The original model had a screen size of 3.5 inches and no 3G nor video capabilities, and Apple sold 6.1 million units in the first year. The latest models, iPhone 6 and iPhone 6 Plus, have 4.7 and 5.5 inches screens, respectively, 4G LTE and fingerprint scanners in the home button. They became the best-selling smartphones in the fourth quarter of 2014, with 74.5 million units sold. It was an internal record and ensured the company pulled ahead of worldwide leader Samsung.
The iOS operating system is currently in version 8.1.3, and it also serves the iPad tablet. Apple does not license its mobile OS to third parties, but it allows developers to built apps via the App Store, launched in 2008 an responsible for the debut of a new market.
In the days prior to its unveiling, by late Apple co-founder Steve Jobs, more than a dozen security guards were posted at the Moscone Center to ensure the complete secrecy of the product.
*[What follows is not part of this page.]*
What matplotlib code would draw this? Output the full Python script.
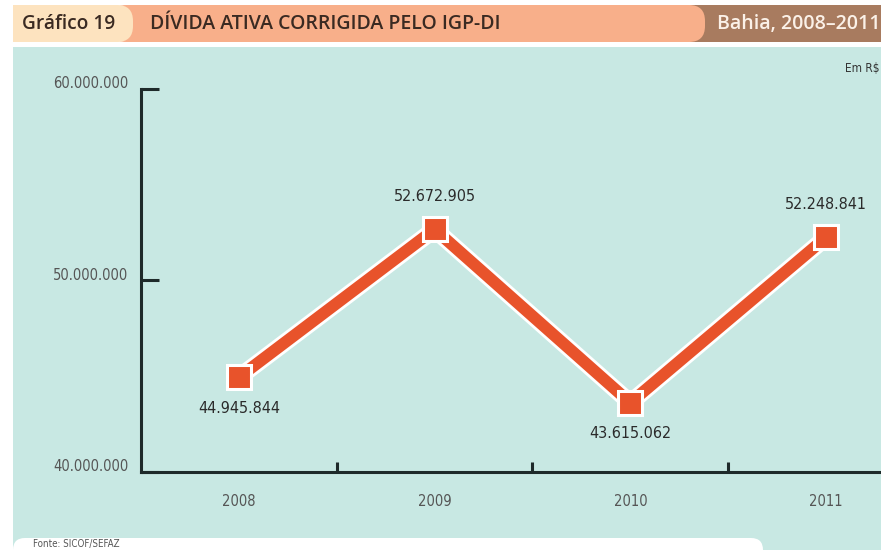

Jobs had been working on the iPhone for several years and knew it was going to be big; it was. The multitouch screen form factor, the pinch to zoom feature, the completely new operating system iOS, and the smooth and clear navigation turned this device into a game-changer.
Soon enough, other all touchscreen phones appeared, and the appeal of the iPhone drove consumers away from the then leading brands, Nokia and BlackBerry. In February 2010, the first full touchscreen phones with rival operating system Android and similar interface emerge, prompting Steve Jobs to file lawsuits for patent infringement.
The iPhone lost the lead to Android's phones, and Samsung became number one by 2012. The reversal of the last quarter of 2014 was mainly due to the bigger screen form factor - something Steve Jobs didn't agree with - and its success in China, where 400 million smartphones were sold in the full year.